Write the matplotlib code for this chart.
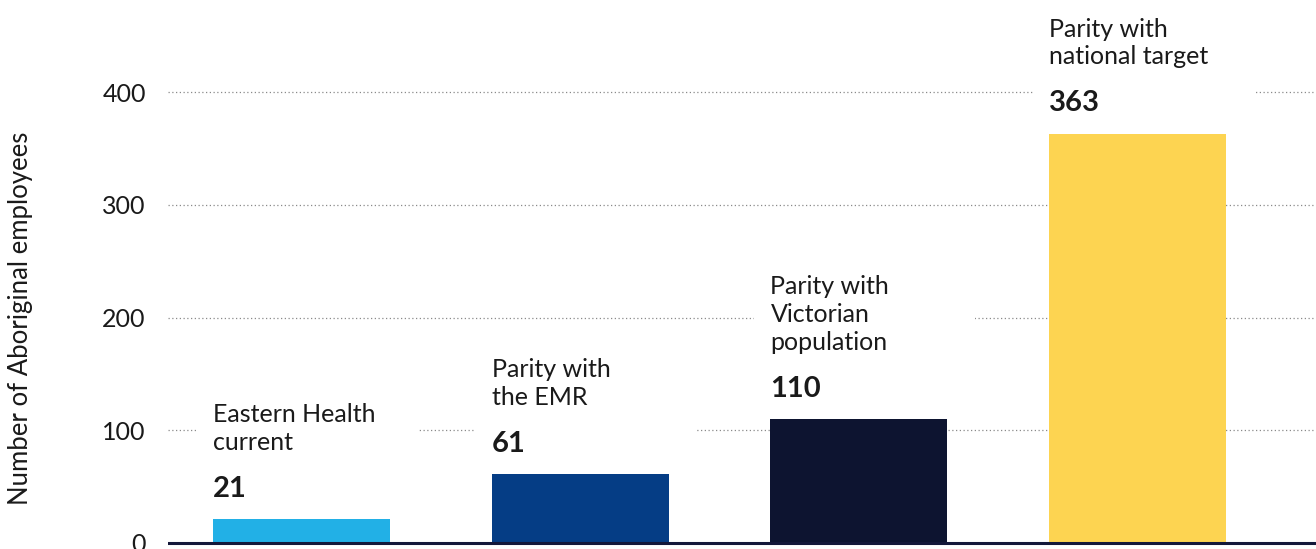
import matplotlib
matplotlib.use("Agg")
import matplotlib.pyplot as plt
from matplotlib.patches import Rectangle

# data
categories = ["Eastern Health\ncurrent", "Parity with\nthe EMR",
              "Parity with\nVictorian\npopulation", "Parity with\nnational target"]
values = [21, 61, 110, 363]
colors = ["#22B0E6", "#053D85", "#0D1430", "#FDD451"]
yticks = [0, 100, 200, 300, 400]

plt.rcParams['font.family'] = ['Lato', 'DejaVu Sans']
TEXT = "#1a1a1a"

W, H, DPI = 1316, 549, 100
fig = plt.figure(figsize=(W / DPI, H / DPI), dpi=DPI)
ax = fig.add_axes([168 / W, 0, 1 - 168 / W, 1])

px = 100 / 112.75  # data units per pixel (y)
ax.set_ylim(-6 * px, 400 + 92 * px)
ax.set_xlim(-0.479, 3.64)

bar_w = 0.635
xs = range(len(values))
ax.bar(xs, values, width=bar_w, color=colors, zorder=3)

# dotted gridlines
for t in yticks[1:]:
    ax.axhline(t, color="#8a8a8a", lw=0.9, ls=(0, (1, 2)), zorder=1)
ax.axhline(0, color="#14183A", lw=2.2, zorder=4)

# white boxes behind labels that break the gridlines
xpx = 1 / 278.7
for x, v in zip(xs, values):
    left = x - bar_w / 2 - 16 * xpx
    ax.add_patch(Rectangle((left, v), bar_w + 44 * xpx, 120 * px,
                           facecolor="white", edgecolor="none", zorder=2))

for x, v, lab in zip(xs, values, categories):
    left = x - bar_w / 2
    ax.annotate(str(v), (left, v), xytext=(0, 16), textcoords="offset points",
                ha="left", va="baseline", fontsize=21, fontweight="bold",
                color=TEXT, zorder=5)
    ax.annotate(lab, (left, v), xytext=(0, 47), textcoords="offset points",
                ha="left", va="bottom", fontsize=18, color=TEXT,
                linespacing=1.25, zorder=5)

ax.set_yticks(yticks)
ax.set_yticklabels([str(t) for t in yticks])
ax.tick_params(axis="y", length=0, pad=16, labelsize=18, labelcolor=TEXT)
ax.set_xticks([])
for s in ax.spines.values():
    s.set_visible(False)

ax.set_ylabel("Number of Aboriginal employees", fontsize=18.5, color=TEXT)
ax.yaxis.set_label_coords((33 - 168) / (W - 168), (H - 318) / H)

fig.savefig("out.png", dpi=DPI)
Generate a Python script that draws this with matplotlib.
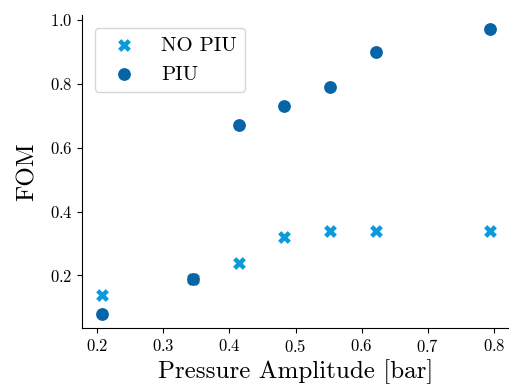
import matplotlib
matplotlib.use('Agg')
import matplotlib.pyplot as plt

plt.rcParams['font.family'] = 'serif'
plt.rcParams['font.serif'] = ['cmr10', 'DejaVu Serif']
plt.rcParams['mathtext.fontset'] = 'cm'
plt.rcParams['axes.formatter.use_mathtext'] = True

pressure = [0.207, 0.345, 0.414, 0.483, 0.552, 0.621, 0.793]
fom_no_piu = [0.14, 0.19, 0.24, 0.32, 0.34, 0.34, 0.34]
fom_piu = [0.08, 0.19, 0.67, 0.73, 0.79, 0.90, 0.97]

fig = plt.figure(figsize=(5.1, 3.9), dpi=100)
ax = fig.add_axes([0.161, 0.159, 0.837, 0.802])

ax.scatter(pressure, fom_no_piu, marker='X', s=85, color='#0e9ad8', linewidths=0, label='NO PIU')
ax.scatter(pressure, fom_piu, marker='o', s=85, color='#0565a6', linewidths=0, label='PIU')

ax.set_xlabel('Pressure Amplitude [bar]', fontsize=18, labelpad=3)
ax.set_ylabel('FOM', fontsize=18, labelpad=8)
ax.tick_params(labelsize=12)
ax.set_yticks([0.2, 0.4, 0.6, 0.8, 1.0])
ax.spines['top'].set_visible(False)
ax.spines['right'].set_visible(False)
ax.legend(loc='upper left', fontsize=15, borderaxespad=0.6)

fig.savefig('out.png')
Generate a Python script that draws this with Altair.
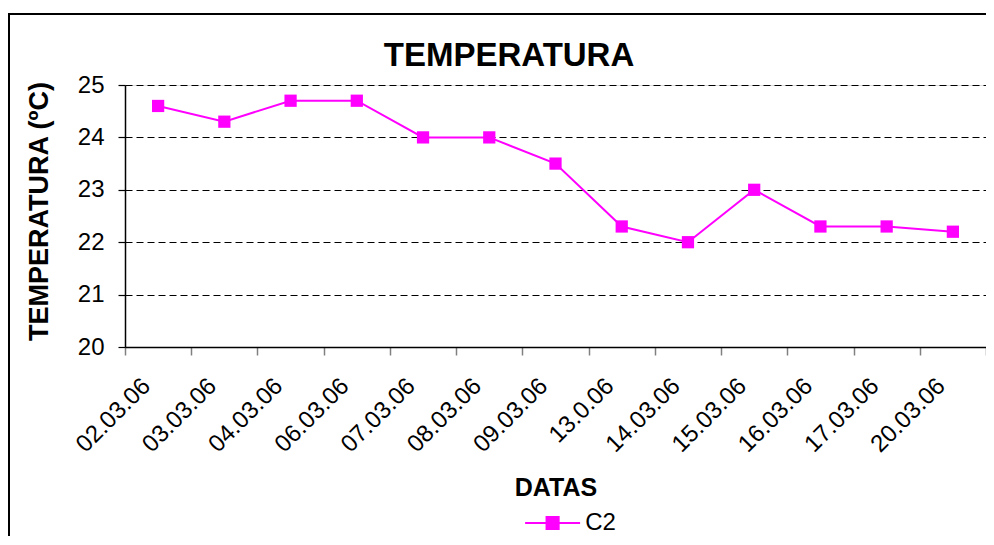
:::
Given problem: Reproduce only the lines from the beginning of the data through the line that contains "ax.bar(xs, values, width=bar_w, color=colors, zorder=3)", both included, and please drop the pictures.

Correct response:
Write the matplotlib code for this chart.
import matplotlib
matplotlib.use("Agg")
import matplotlib.pyplot as plt
from matplotlib.patches import Rectangle

# data
categories = ["Eastern Health\ncurrent", "Parity with\nthe EMR",
              "Parity with\nVictorian\npopulation", "Parity with\nnational target"]
values = [21, 61, 110, 363]
colors = ["#22B0E6", "#053D85", "#0D1430", "#FDD451"]
yticks = [0, 100, 200, 300, 400]

plt.rcParams['font.family'] = ['Lato', 'DejaVu Sans']
TEXT = "#1a1a1a"

W, H, DPI = 1316, 549, 100
fig = plt.figure(figsize=(W / DPI, H / DPI), dpi=DPI)
ax = fig.add_axes([168 / W, 0, 1 - 168 / W, 1])

px = 100 / 112.75  # data units per pixel (y)
ax.set_ylim(-6 * px, 400 + 92 * px)
ax.set_xlim(-0.479, 3.64)

bar_w = 0.635
xs = range(len(values))
ax.bar(xs, values, width=bar_w, color=colors, zorder=3)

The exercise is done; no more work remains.